I've set my defined risk buy-stop above S&P 1650, as opposed to S&P 1640, to give myself a little wiggle room to trade around my current bias. I am actively trading this risk, as shared in real-time on our Buzz & Banter. (Click here for a free two-week trial.)

Potential catalysts include Japan, the social unrest in Turkey, and the specter of German push-back on European back-stops.

Today's tells include the transports (the 50-day is TRAN 6228), the financials (underperformed yesterday: Goldman Sachs (NYSE:GS), JPMorgan (NYSE:JPM), Deutsche Bank (NYSE:DB), Citigroup (NYSE:C), and Morgan Stanley (NYSE:MS)), market breadth (putrid yesterday), and of course, our technical context (S&P 1600-1650).

If and when support falters, it will open the door for a deeper dive, potentially to S&P 1500.

One disciplined step at a time as we together find our way.

Loan Shark!

Do you remember a few weeks ago, on May 20, we flagged the Morgan Stanley z-score?

To refresh your memory:

Morgan Stanley explains that among its equity long-short fund activity, the short activity (the net of shorts added and shorts covered) reached a minus-2 Z-score, indicating massive covering over the past 20 days.

The last three times this occurred were April 2010 (S&P then fell 13% in eight days), July 2011 (S&P then fell 19% in 23 days), and Oct 2011 (S&P then fell 10.5% in 20 days).

Across sectors, Consumer Discretionary has been the most covered over the past week and month. Due to heavy covering, Discretionary short activity fell below a minus-3 Z score as of yesterday (Thursday, May 16; now the highest long/short ratio of all sectors).
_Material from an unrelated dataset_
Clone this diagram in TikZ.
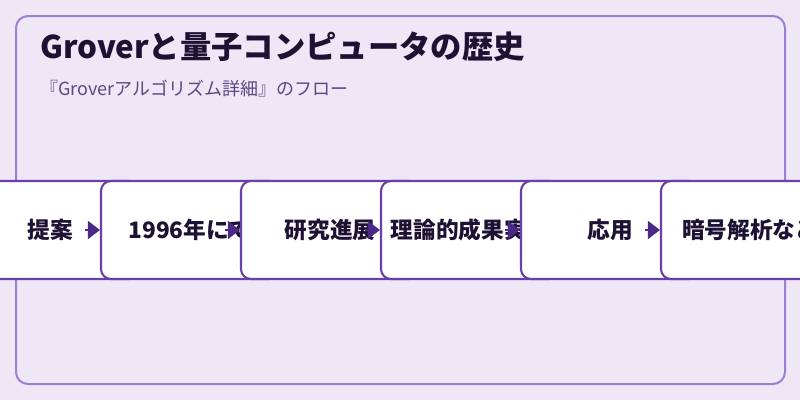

It is worth keeping in mind, they add, that historically speaking, the sector with the highest long/short ratio has often gone on to under-perform over the following six to 12 months.

This covering has driven median net leverage up to 64% (its 97th percentile of post crisis levels).

Money on the sideline? Not so much; massive short-covering rally -- YES!

Quoting a Morgan Stanley representative:
Long/short funds have been consistently covering over the past month, which has driven gross lower and net higher. One way we measure long and short activity is by looking at the activity Z scores on a rolling basis where the past 20 days' cumulative activity is compared to all 20-day rolling periods over the past 12 months. On this basis, the short activity z-score reached -2 as of this week, indicating significant covering by L/S funds. Other times we've seen a minus 2 z-score: late April 2010, early July 2011, and late Oct 2011.

Looking at the long activity, it had been relatively paired off (i.e. longs bought approximately equal to longs sold), prior to a small increase very recently. This illustrates that most of the buying has come from shorts covered rather than longs bought.

Got it? Good. Now, this just in, through a source, so please take it for what it's worth, which is second-hand commentary:

From Morgan Stanley Stock Loan:

Yesterday was the largest short addition day in almost two months. New shorts were driven by single name activity, led by Multi- and Macro-funds. Short contributions were broad-based across eight out of ten sectors. Discretionary was our most shorted sector.

Maybe something, maybe nothing but certainly worthy of a mention!